The October 13th Coward

“They knew it was a martyrdom mission,” he said on a recent talk show. “Those army men knew they were going there to die for their country.”

And that’s what happened on October 13th.

They all died. All of them. Except him. I guess this certain martyrdom mission has somehow eluded him. I guess declaring he’d stay to fight regardless of consequences was a marketing sham – he sure is a pro at those. Some of the bodies of those men who died for our country twenty three years ago were poured down under the concrete of the ministry of defense. Others were never returned to their families.

Some families still have hope that their sons would come back. They still have hope that somehow they escaped the atrocities of that day. Some of them hope their loved ones are sitting in a jail in the country of the army that killed them, praying for a resolution. Some mothers still run to the door whenever they hear footsteps. And it’s all because of him.

I can attest though that Paris is a very nice place to live in. If my government is willing to send me there, I’d go willingly. No questions asked. So I wonder how anyone would think a decade’s stay in Paris is punishment. My idea of a punishment is rotting in jail, getting tortured by a foreign army in a prison cell on their territories, not seeing your family ever again.

But I may be too morbid when it comes to punishments. Maybe the Parisian weather, under the Eiffel Tower, at Montmartre and passing by les Champs-Elysées, is really harsh, especially for older individuals.

And then he has the decency to commemorate the memory of those men every year. And he has the decency to speak on their behalf while he’s figuratively sleeping with the people that killed them. Defending them. Telling everyone that the regime that massacred those men whose only fault was to believe that their commander would stay with them is something that we can trust. Telling everyone that this regime is something that will protect us.

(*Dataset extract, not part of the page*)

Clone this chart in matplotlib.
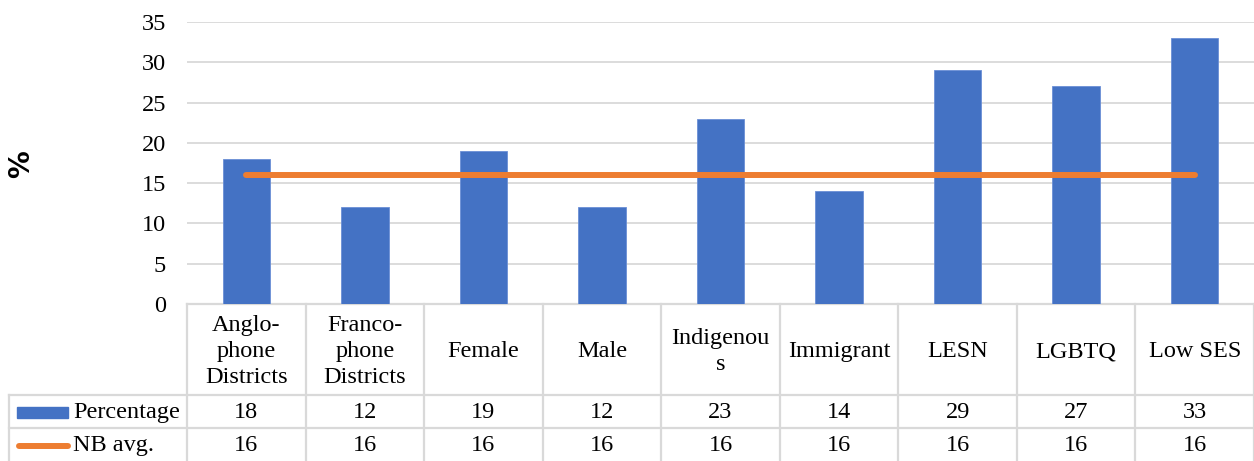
import matplotlib
matplotlib.use("Agg")
import matplotlib.pyplot as plt
import matplotlib.transforms as mtransforms

categories = ["Anglo-\nphone\nDistricts", "Franco-\nphone\nDistricts", "Female", "Male",
              "Indigenou\ns", "Immigrant", "LESN", "LGBTQ", "Low SES"]
percentage = [18, 12, 19, 12, 23, 14, 29, 27, 33]
nb_avg = [16, 16, 16, 16, 16, 16, 16, 16, 16]
series_names = ["Percentage", "NB avg."]

blue = "#4472C4"
orange = "#ED7D31"
grid = "#D9D9D9"
fs = 17.5

plt.rcParams["font.family"] = ["Liberation Serif", "DejaVu Serif"]

W, H = 1254, 461
fig = plt.figure(figsize=(W / 100, H / 100), dpi=100)

# plot area in pixels
x0, x1 = 187, 1254
y_top, y_bot = 22, 304
ax = fig.add_axes([x0 / W, (H - y_bot) / H, (x1 - x0) / W, (y_bot - y_top) / H])

n = len(categories)
xs = list(range(n))
ax.bar(xs, percentage, width=0.4, color=blue, edgecolor="#6B8FD6", linewidth=0.6, zorder=3)
ax.plot(xs, nb_avg, color=orange, linewidth=4.3, solid_capstyle="round", zorder=4)

ax.set_xlim(-0.5, n - 0.5)
ax.set_ylim(0, 35)
ax.set_yticks(range(0, 36, 5))
ax.set_xticks([])
ax.grid(axis="y", color=grid, linewidth=1.3, zorder=0)
for s in ax.spines.values():
    s.set_visible(False)
ax.tick_params(axis="y", length=0, pad=15, labelsize=fs)

fig.text(21 / W, 1 - 164 / H, "%", rotation=90, ha="center", va="center",
         fontsize=20, fontweight="bold", family="DejaVu Sans")

# data table below the plot: x follows data, y in figure pixels from the top
def py(y):
    return 1 - y / H

tr = mtransforms.blended_transform_factory(ax.transData, fig.transFigure)
row_cat = (304, 395)
row_pct = (395, 428)
row_avg = (428, 461)
lw = 1.6

for i in range(n + 1):
    ax.plot([i - 0.5, i - 0.5], [py(row_cat[0]), py(row_avg[1])], transform=tr,
            color=grid, linewidth=lw, clip_on=False)
ax.plot([-0.5, n - 0.5], [py(row_cat[0])] * 2, transform=tr, color=grid, linewidth=lw, clip_on=False)
for yy in (row_pct[0], row_avg[0]):
    fig.add_artist(plt.Line2D([9 / W, 1], [py(yy)] * 2, color=grid, linewidth=lw))
fig.add_artist(plt.Line2D([9 / W, 9 / W], [py(row_pct[0]), py(row_avg[1])], color=grid, linewidth=lw))

for i, lab in enumerate(categories):
    ax.text(i, py(sum(row_cat) / 2 + 2), lab, transform=tr, ha="center", va="center",
            fontsize=fs, linespacing=1.3)
    ax.text(i, py(sum(row_pct) / 2 + 1), str(percentage[i]), transform=tr, ha="center",
            va="center", fontsize=fs)
    ax.text(i, py(sum(row_avg) / 2 + 1), str(nb_avg[i]), transform=tr, ha="center",
            va="center", fontsize=fs)

# legend keys in the row headers
fig.add_artist(plt.Rectangle((17 / W, py(418)), 51 / W, 11 / H, color=blue))
fig.add_artist(plt.Line2D([19 / W, 68 / W], [py(446)] * 2, color=orange, linewidth=4.3,
                          solid_capstyle="round"))
fig.text(73 / W, py(sum(row_pct) / 2 + 1), series_names[0], ha="left", va="center", fontsize=fs)
fig.text(73 / W, py(sum(row_avg) / 2 + 1), series_names[1], ha="left", va="center", fontsize=fs)

fig.savefig("out.png", dpi=100)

And he also has the decency to call himself the protector of Christians in Lebanon. The only form of official protection that they’ve ever gotten. An army general. Little does he know that he’s single handedly terrorizing Christians daily and bringing them down by setting up the scenarios that he conjures up like a magic spell: be afraid. Be very afraid. They’re out there to get us. He’s on a mission: demoralize the Christians until the only solution they see is his. Bring them down. Tear their spirit apart. He’s always been good at that.

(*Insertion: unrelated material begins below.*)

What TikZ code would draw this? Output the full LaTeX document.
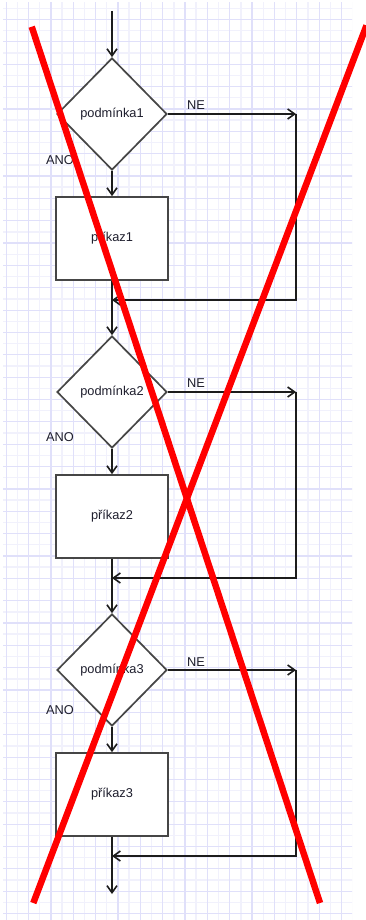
\documentclass[tikz,border=0pt]{standalone}
\usepackage{fontspec}
\setmainfont{Liberation Sans}
\usetikzlibrary{shapes.geometric,arrows.meta}
\definecolor{gridmajor}{RGB}{224,224,250}
\definecolor{gridminor}{RGB}{241,241,252}
\definecolor{shapeline}{RGB}{70,70,70}
\definecolor{conn}{RGB}{28,28,28}
\definecolor{txt}{RGB}{30,30,45}
\definecolor{crossred}{RGB}{255,0,0}
\tikzset{
  labelfont/.style={font=\fontsize{12.8}{14}\selectfont, text=txt},
  cond/.style={diamond, draw=shapeline, fill=white, line width=1.7pt,
    minimum width=110pt, minimum height=112pt, inner sep=0pt, labelfont},
  act/.style={rectangle, draw=shapeline, fill=white, line width=1.7pt,
    minimum width=112pt, minimum height=83pt, inner sep=0pt, labelfont},
  flow/.style={draw=conn, line width=1.6pt,
    -{Straight Barb[length=7pt,width=10pt,line width=1.6pt]}},
  lbl/.style={labelfont, inner sep=0pt},
  xline/.style={draw=crossred, line width=6.5pt},
}
\begin{document}
\begin{tikzpicture}[x=1pt,y=-1pt]
  \useasboundingbox (0,0) rectangle (366,920);
  \fill[white] (0,0) rectangle (366,920);

  % squared paper
  \begin{scope}
    \clip (3,3) rectangle (352,920);
    \foreach \k in {-1,...,15}
      \draw[gridminor, line width=1.4pt] ({17.375+22.35*\k},0) -- ++(0,920);
    \foreach \k in {-1,...,41}
      \draw[gridminor, line width=1.4pt] (0,{8.375+22.35*\k}) -- ++(366,0);
    \foreach \k in {0,...,15}
      \draw[gridmajor, line width=1.2pt] ({6.2+22.35*\k},0) -- ++(0,920);
    \foreach \k in {-1,...,41}
      \draw[gridmajor, line width=1.2pt] (0,{19.55+22.35*\k}) -- ++(366,0);
  \end{scope}

  % flow chart nodes
  \coordinate (start) at (112,11);
  \node[cond] (d1) at (112,114) {podmínka1};
  \node[act]  (r1) at (112,238.5) {příkaz1};
  \coordinate (t1) at (296,114);
  \coordinate (j1) at (112,300);

  \node[cond] (d2) at (112,392) {podmínka2};
  \node[act]  (r2) at (112,516.5) {příkaz2};
  \coordinate (t2) at (296,392);
  \coordinate (j2) at (112,578);

  \node[cond] (d3) at (112,670) {podmínka3};
  \node[act]  (r3) at (112,794.5) {příkaz3};
  \coordinate (t3) at (296,670);
  \coordinate (j3) at (112,856);
  \coordinate (end) at (112,894);

  \node[lbl] (ne1) at (196,105) {NE};
  \node[lbl] (ano1) at (60,160) {ANO};
  \node[lbl] (ne2) at (196,383) {NE};
  \node[lbl] (ano2) at (60,437) {ANO};
  \node[lbl] (ne3) at (196,662) {NE};
  \node[lbl] (ano3) at (60,710) {ANO};

  % connectors
  \draw[flow] (start) -- (d1.north);
  \draw[flow] (d1.east) -- (t1);
  \draw[flow] (t1) |- (j1);
  \draw[flow] (d1.south) -- (r1.north);
  \draw[flow] (r1.south) -- (d2.north);
  \draw[flow] (d2.east) -- (t2);
  \draw[flow] (t2) |- (j2);
  \draw[flow] (d2.south) -- (r2.north);
  \draw[flow] (r2.south) -- (d3.north);
  \draw[flow] (d3.east) -- (t3);
  \draw[flow] (t3) |- (j3);
  \draw[flow] (d3.south) -- (r3.north);
  \draw[flow] (r3.south) -- (end);

  % red cross over everything
  \draw[xline] (31.7,26.7) -- (320,903);
  \draw[xline] (366.5,25.5) -- (33.3,903);
\end{tikzpicture}
\end{document}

Paranoia is not treatable in old age.

Those conjured up scenarios are always in full swing – even when it comes to the memory of martyrs whose deaths are on his hand. The latest is him accusing his bonafide political rivals of causing their deaths. Add that to the thesaurus definition of political bankruptcy. If you can’t beat them in a political debate in 2012, start telling lies that infringe upon morals and convictions the way you see please and the way some people would more than gladly believe.

After all, isn’t it of the qualities of those rivals to kill and kill and kill? When the shoe fits, why not make them wear it?

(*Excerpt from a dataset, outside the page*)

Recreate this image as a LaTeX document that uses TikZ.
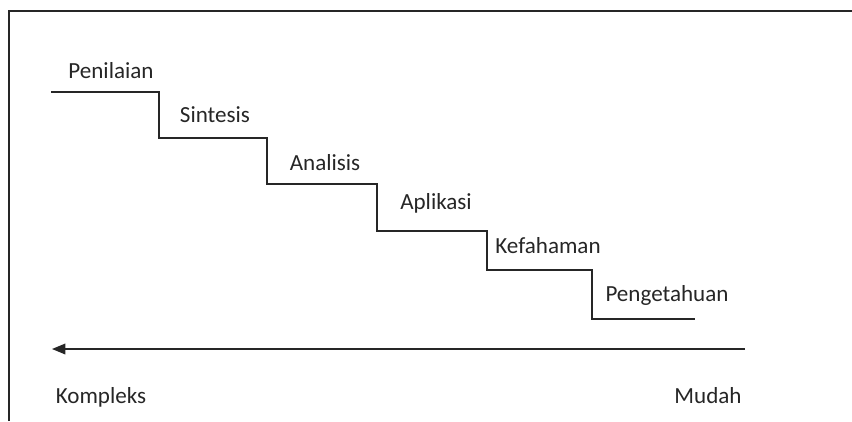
\documentclass[tikz,border=0pt]{standalone}
\usepackage{fontspec}
\setmainfont{Carlito}
\usetikzlibrary{arrows.meta}
\begin{document}
\begin{tikzpicture}[x=0.75pt,y=-0.75pt,
  lbl/.style={font=\fontsize{17.3}{20}\selectfont, inner sep=0pt, text=black!85},
  ln/.style={line width=1pt, black!85}]
\useasboundingbox (0,0) rectangle (852,421);
\draw[ln] (9,421) -- (9,11) -- (852,11);
\coordinate (s0) at (51,92);
\coordinate (s6) at (695,319);
\draw[ln] (s0) -- (159,92) -- (159,138) -- (267,138) -- (267,184) -- (377,184)
  -- (377,231) -- (487,231) -- (487,270) -- (592,270) -- (592,319) -- (s6);
\node[lbl] (pen) at (111,71) {Penilaian};
\node[lbl] (sin) at (215,115) {Sintesis};
\node[lbl] (ana) at (325,163) {Analisis};
\node[lbl] (apl) at (436,203) {Aplikasi};
\node[lbl] (kef) at (548,246) {Kefahaman};
\node[lbl] (pgt) at (667,295) {Pengetahuan};
\node[lbl] (kom) at (101,397) {Kompleks};
\node[lbl] (mud) at (708,396) {Mudah};
\coordinate (ar) at (745,349);
\coordinate (al) at (52,349);
\draw[ln,-{Triangle[length=10pt,width=8pt]}] (ar) -- (al);
\end{tikzpicture}
\end{document}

It is sad that a civil war event of the magnitude of what took place on October 13th becomes yet another opportunity for him to use as a platform to make himself into a victim, an innocent saint whose only fault was trying to make things right, of being never wrong.

The bodies of the army’s martyrs that died on the day are already decayed under the concrete. Their souls are shrieking for justice, for retribution against their killers. But that’s something they will never get from him as he plays cards with their killers, laughing over their fates over a cup of coffee whilst thinking about what he’ll be lying about the day their anniversary rolls around.